So while everyone is at prom and I'm here waiting for them to all come home so I can spend the rest of the night in the city, I might as well write a blog. That's what my life amounts to, I guess.
I can't believe this week ends it all. Graduation is Saturday, and then I can finally kiss high school goodbye. It's such a bittersweet thing, though. I mean, I'm excited that I can finally move myself away from Deer Park and all the people I grew up with that I'd rather not know. Some of these people here made my life a living hell for a good three years straight. Some of these people did damage to me that's irreversible. But, it's those very people that made me into the person I am, too, so I do have to thank all those little bitches. You made me better than you. You gave me the stregnth and the eyes to get farther in life than you ever will. I win. Thank you.
Speaking of those little bitches, I'm kind of excited for my 10 year reunion already. I look foward to see all of them a good 50 pounds over weight with a sucky job (or a job that requires them to suck off their boss every hour just to stay employed, because they actually would agree to that), no one to love, and nothing to truly look foward to. There's a little thing called karma, and it will bite your fat ass. For some of you, it already has.
Anyway, back to the bittersweet ending of pretty much the first chapter in our lives. Although I truly can't stand most of my graduating class and don't even associate with the vast majority of them, they are still the people that I've grown up with. They are what I've known for these past 12 years. I don't think we really realize the effect we all have on each other on a daily basis, but I do think that people will start to see it when we start college. We all unintentionally take comfort in going to school day after day to walk the halls with the same familiar faces year after year. We leave for two months every year, and sometimes during that time off, we really do start to miss some people, but we always come back to see them again. That ends now. What follows up these two months is different than what we've always known. We're going from the small winding halls of DPHS to the big winding paths of a college campus, of our new home, of our new set of familiar faces. I think we all feel the same way: even though we say we hate each other, a small part of us all is really going to miss each other.

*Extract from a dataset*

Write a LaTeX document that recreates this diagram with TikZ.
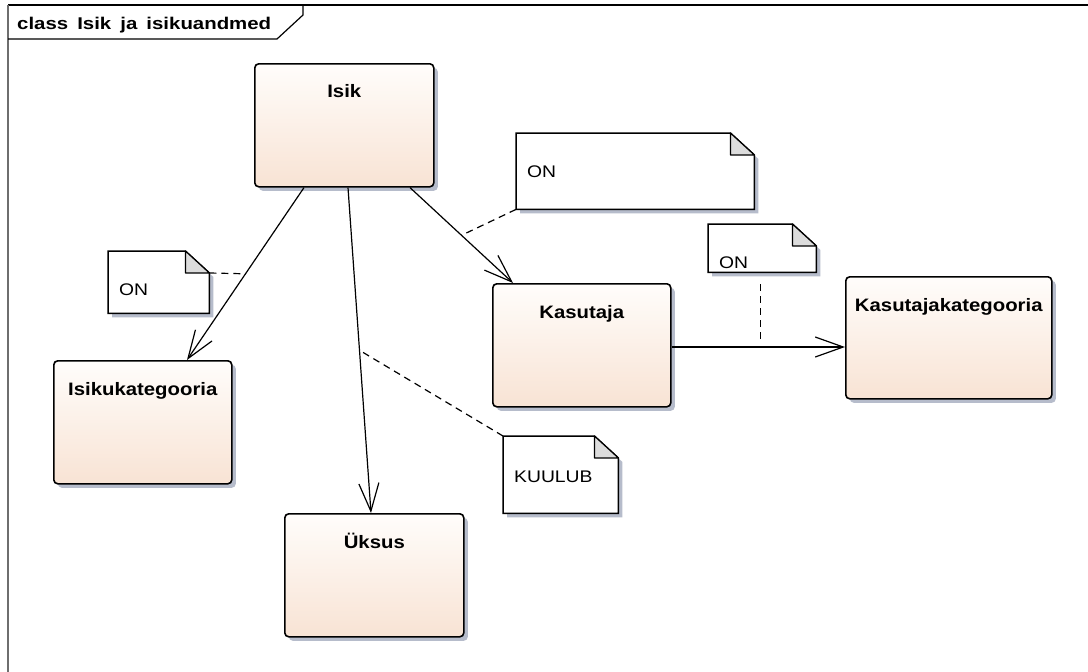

Saturday will be the last time I see the majority of the people I've known my whole live. I wish it could hit me then so I can take it in, but it won't. Oh well. I'm happy with the way everything ended, though. It's weird how life works out sometimes. Everything that had needed to be said for years suddenly was this year, particularly in the last few months. Like, there was this one kid that played a pretty huge roll in my life for, well tweleve years. But the way things played out were riduculous to say the least. Everything was left open for years, but in the last few months of school, things just fell into the right place to bring a sense of closure to it all. This isn't going to make sense to anyone other me, now that I'm thinking about it. But that's typical in some of these blogs. Oh well. But basically, everything that needed to be said was said. And not just in that one case. It's a nice way to leave things, I guess.
I feel old. The first chapter has been written and signed off.